**Written exercise**
In the data below, find each line containing the string "this" and return it.

··········

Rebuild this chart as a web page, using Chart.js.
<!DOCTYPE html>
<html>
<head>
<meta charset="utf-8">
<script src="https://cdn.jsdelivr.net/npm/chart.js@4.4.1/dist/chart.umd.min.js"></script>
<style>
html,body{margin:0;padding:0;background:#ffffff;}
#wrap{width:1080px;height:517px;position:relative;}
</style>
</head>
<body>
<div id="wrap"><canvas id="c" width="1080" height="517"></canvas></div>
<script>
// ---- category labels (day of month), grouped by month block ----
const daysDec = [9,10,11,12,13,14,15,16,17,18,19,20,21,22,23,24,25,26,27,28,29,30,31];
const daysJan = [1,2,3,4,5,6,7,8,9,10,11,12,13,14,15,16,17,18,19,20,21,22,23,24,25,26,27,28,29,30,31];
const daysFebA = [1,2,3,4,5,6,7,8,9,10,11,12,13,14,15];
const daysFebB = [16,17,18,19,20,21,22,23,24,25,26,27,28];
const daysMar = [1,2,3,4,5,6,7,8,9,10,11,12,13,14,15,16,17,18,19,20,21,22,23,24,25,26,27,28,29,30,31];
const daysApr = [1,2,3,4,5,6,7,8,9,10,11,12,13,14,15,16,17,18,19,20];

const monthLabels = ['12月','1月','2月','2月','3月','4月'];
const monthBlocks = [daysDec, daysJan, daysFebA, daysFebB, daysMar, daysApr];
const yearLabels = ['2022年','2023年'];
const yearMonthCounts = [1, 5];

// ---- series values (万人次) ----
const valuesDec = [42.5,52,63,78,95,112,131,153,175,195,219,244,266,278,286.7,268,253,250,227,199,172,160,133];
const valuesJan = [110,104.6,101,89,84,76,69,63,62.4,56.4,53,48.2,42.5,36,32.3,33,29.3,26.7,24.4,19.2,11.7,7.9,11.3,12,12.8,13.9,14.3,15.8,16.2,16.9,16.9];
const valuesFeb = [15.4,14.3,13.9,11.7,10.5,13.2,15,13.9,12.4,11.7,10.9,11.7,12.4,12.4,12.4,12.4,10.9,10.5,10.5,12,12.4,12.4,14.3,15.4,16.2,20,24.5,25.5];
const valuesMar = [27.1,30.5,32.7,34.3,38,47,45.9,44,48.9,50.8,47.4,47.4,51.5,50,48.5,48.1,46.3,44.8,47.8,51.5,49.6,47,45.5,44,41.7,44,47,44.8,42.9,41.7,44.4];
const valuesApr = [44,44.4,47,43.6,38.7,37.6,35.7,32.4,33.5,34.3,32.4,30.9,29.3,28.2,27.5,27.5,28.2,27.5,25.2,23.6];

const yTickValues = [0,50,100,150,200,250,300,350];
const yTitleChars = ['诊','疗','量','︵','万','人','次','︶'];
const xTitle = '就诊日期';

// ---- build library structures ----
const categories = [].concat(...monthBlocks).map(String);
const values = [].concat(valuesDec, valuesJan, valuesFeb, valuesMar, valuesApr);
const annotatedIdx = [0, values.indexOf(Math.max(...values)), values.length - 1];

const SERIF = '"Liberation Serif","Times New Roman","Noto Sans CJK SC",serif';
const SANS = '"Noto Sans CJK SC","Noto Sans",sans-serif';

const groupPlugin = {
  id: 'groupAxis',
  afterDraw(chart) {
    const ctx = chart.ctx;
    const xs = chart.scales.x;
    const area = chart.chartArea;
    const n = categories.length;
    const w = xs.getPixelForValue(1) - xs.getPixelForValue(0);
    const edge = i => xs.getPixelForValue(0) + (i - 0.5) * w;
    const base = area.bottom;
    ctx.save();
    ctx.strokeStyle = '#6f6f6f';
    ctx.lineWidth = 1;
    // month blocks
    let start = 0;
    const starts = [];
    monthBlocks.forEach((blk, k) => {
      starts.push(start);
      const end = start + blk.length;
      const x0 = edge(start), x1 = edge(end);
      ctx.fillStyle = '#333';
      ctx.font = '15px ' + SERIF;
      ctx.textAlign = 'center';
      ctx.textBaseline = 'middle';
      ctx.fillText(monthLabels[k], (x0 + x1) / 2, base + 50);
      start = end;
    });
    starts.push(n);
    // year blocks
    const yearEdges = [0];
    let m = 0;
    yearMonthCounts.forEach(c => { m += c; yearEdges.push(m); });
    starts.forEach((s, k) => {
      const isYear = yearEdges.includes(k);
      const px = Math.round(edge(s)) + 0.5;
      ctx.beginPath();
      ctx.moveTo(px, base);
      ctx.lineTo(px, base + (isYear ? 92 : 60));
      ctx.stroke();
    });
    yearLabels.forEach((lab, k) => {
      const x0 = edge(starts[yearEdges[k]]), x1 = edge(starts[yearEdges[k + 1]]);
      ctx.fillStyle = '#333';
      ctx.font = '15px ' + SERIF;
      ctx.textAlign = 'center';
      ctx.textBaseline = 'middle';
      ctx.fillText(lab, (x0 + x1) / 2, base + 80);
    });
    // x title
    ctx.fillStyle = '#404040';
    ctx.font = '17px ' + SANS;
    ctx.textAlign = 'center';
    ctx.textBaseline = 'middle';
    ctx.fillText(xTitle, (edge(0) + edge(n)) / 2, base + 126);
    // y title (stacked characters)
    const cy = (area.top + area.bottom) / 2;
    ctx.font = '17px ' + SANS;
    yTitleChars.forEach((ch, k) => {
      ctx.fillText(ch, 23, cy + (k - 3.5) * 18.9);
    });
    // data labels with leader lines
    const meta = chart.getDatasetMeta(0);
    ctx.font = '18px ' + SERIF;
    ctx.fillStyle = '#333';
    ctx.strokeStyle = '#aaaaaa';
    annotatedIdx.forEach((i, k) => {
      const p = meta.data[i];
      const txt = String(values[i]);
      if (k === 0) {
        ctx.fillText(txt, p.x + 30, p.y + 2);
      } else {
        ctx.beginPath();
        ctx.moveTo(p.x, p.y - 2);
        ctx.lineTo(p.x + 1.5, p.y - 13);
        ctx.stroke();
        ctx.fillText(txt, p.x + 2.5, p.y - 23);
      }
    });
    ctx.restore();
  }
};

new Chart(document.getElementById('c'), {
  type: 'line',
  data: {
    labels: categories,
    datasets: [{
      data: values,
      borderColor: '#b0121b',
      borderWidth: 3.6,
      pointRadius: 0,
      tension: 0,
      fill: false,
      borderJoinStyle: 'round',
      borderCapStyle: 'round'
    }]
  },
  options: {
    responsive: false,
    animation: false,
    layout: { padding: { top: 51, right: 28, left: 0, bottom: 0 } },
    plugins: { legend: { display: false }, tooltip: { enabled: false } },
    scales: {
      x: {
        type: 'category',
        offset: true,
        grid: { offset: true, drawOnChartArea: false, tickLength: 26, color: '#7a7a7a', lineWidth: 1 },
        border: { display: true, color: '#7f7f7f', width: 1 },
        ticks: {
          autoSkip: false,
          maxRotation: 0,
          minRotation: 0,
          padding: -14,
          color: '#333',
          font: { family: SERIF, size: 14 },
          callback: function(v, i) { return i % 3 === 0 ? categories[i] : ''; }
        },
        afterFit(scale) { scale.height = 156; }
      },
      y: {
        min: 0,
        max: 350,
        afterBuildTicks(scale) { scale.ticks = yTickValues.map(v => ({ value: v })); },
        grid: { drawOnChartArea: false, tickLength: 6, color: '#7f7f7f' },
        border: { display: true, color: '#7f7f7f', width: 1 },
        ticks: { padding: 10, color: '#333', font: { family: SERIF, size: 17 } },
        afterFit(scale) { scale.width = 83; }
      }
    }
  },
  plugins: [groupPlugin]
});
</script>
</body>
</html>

··········

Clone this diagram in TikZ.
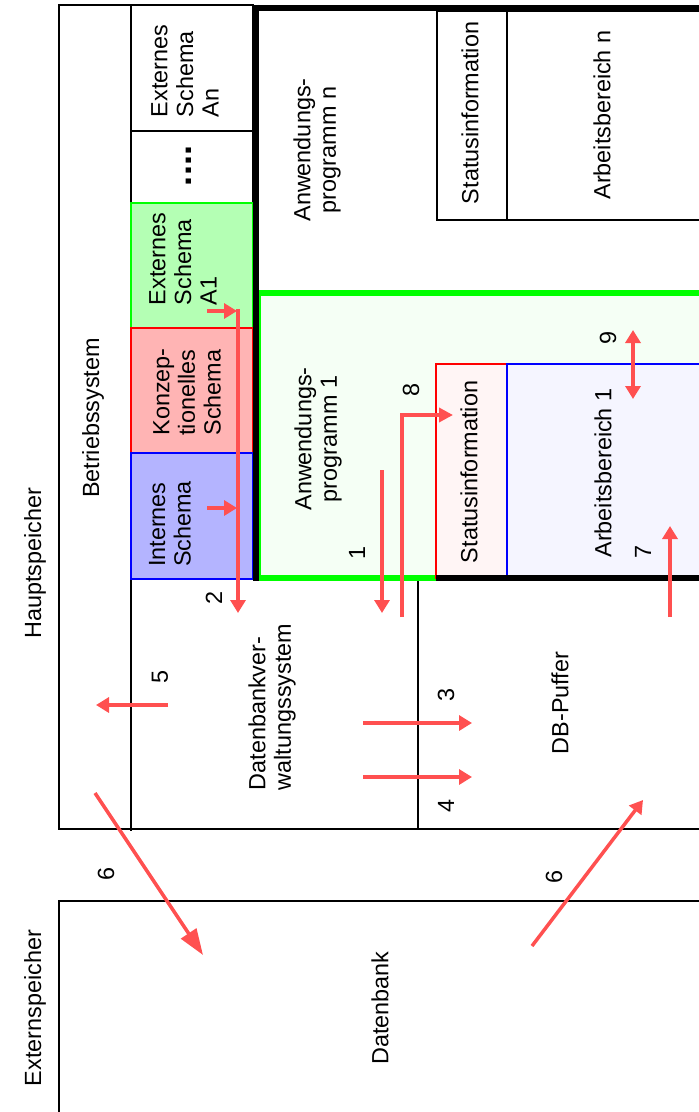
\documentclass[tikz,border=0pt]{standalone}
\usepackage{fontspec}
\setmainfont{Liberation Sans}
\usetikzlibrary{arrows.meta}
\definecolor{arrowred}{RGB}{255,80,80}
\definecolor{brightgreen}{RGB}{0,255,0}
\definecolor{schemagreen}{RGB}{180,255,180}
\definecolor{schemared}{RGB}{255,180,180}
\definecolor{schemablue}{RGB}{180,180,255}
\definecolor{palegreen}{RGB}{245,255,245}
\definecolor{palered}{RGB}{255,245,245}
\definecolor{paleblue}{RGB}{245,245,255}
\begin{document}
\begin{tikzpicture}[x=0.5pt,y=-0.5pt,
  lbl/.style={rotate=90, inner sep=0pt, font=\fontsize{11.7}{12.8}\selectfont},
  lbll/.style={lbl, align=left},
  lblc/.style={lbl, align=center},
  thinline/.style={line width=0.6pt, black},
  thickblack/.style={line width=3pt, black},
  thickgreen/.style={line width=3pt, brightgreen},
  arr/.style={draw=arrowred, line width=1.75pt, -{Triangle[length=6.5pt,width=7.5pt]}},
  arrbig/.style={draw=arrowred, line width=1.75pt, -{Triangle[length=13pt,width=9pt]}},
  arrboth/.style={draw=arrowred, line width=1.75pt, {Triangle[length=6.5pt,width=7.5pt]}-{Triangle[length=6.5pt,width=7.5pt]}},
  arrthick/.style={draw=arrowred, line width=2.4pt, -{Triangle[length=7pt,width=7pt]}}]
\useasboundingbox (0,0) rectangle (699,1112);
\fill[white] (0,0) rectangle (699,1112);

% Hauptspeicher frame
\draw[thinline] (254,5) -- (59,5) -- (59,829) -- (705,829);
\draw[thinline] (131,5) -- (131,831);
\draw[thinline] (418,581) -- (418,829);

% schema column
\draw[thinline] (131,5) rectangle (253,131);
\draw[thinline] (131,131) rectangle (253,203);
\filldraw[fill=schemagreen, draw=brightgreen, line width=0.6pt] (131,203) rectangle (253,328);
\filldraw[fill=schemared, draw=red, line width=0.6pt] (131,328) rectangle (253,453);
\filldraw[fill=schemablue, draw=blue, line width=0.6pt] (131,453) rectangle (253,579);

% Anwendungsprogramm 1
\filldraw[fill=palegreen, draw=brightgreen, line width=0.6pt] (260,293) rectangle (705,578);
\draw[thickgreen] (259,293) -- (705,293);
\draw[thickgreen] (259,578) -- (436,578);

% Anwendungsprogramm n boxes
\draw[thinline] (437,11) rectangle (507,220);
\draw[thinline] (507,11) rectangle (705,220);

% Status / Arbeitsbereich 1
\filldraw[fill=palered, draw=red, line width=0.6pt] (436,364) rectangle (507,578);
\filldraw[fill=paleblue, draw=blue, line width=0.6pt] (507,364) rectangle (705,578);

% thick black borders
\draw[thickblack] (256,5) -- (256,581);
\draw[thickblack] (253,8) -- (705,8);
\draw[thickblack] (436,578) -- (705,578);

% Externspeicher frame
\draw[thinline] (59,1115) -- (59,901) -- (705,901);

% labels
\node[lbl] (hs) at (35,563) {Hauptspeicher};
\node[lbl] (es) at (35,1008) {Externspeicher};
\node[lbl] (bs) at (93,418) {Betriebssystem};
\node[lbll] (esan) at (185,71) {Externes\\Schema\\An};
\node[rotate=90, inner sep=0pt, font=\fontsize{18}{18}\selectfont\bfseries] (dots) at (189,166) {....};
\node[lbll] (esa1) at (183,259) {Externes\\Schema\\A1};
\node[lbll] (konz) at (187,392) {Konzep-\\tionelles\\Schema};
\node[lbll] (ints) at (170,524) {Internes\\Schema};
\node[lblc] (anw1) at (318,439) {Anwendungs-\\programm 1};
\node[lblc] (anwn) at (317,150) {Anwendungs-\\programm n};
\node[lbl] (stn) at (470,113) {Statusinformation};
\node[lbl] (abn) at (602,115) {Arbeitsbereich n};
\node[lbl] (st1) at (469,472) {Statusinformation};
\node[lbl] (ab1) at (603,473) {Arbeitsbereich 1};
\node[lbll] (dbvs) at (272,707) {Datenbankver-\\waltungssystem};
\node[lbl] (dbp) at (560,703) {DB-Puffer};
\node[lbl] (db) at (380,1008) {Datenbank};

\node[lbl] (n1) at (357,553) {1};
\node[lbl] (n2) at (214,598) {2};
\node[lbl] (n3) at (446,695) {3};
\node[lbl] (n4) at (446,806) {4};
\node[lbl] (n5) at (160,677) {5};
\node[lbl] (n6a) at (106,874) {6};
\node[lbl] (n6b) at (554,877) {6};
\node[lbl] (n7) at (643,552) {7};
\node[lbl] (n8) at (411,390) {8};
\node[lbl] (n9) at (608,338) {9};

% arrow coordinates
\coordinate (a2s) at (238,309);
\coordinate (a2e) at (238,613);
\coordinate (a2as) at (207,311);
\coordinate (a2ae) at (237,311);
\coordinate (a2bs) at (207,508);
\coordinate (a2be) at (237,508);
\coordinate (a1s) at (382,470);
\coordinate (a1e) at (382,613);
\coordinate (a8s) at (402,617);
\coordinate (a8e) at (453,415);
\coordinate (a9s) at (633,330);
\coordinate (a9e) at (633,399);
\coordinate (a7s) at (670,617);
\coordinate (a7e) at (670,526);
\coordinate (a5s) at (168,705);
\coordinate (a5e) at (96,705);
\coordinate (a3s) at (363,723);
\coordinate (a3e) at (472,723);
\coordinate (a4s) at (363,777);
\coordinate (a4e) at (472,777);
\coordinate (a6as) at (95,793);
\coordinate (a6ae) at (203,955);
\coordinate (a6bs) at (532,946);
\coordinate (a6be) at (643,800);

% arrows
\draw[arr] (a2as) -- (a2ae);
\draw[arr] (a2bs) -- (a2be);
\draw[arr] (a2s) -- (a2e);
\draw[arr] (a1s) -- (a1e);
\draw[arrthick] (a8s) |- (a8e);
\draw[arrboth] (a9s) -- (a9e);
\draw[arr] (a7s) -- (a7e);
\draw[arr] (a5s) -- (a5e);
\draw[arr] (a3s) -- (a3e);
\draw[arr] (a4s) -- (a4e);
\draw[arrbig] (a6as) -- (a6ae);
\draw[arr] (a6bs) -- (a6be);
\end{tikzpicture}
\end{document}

··········

**Solution below**
Rebuild this chart as a web page, using Chart.js.
Clone this diagram in TikZ.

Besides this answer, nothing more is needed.